Unlike the country areas, the city placed greater emphasis on quality from the outset. While quantity took precedence elsewhere, the principle on which production in Nuremburg was based was quality over quantity, and it was this which resulted in the small size of the sausages.

Compliance with the recipe and quality date back to the supervisory rules of the Nuremburg city council. Nuremburg may well lay claim to the oldest foodstuffs supervision scheme, which is mentioned in the penal code dating from the year 1300.

By publishing the recipe, exercising strict supervision and restricting production to the city area, the city of Nuremberg has helped to ensure that the character of the sausage is an indication of its origin.

The link with the geographical area was therefore based initially on the geographical location as a key intersection on spice and trade routes and on the early introduction of supervision of foodstuffs.
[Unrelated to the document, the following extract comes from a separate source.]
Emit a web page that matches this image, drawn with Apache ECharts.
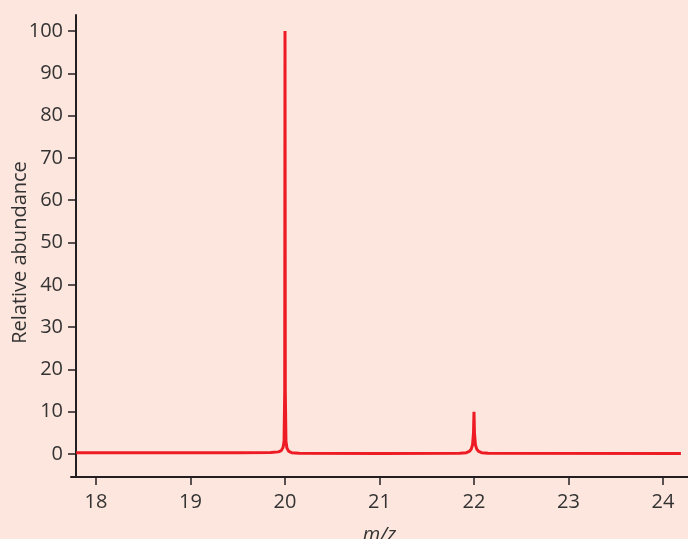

The geographical location and foodstuffs supervision and the associated protection of the recipe therefore resulted in the particular quality of the sausages. The imperial city with its extensive trade network across the world resulted a speciality which was very well known from the Middle Ages onwards. Today the link is based on the renown enjoyed by this speciality which is traditionally appreciated worldwide.

Reference to publication of the specification

(Article 5(7) of Regulation (EC) No 510/2006)

Markenblatt Vol. 44 of 2.11.2007, Part 7a-bb, p. 20269


(1)  OJ L 93, 31.3.2006, p. 12. Replaced by Regulation (EU) No 1151/2012 of the European Parliament and of the Council of 21 November 2012 on quality schemes for agricultural products and foodstuffs (OJ L 343, 14.12.2012, p. 1).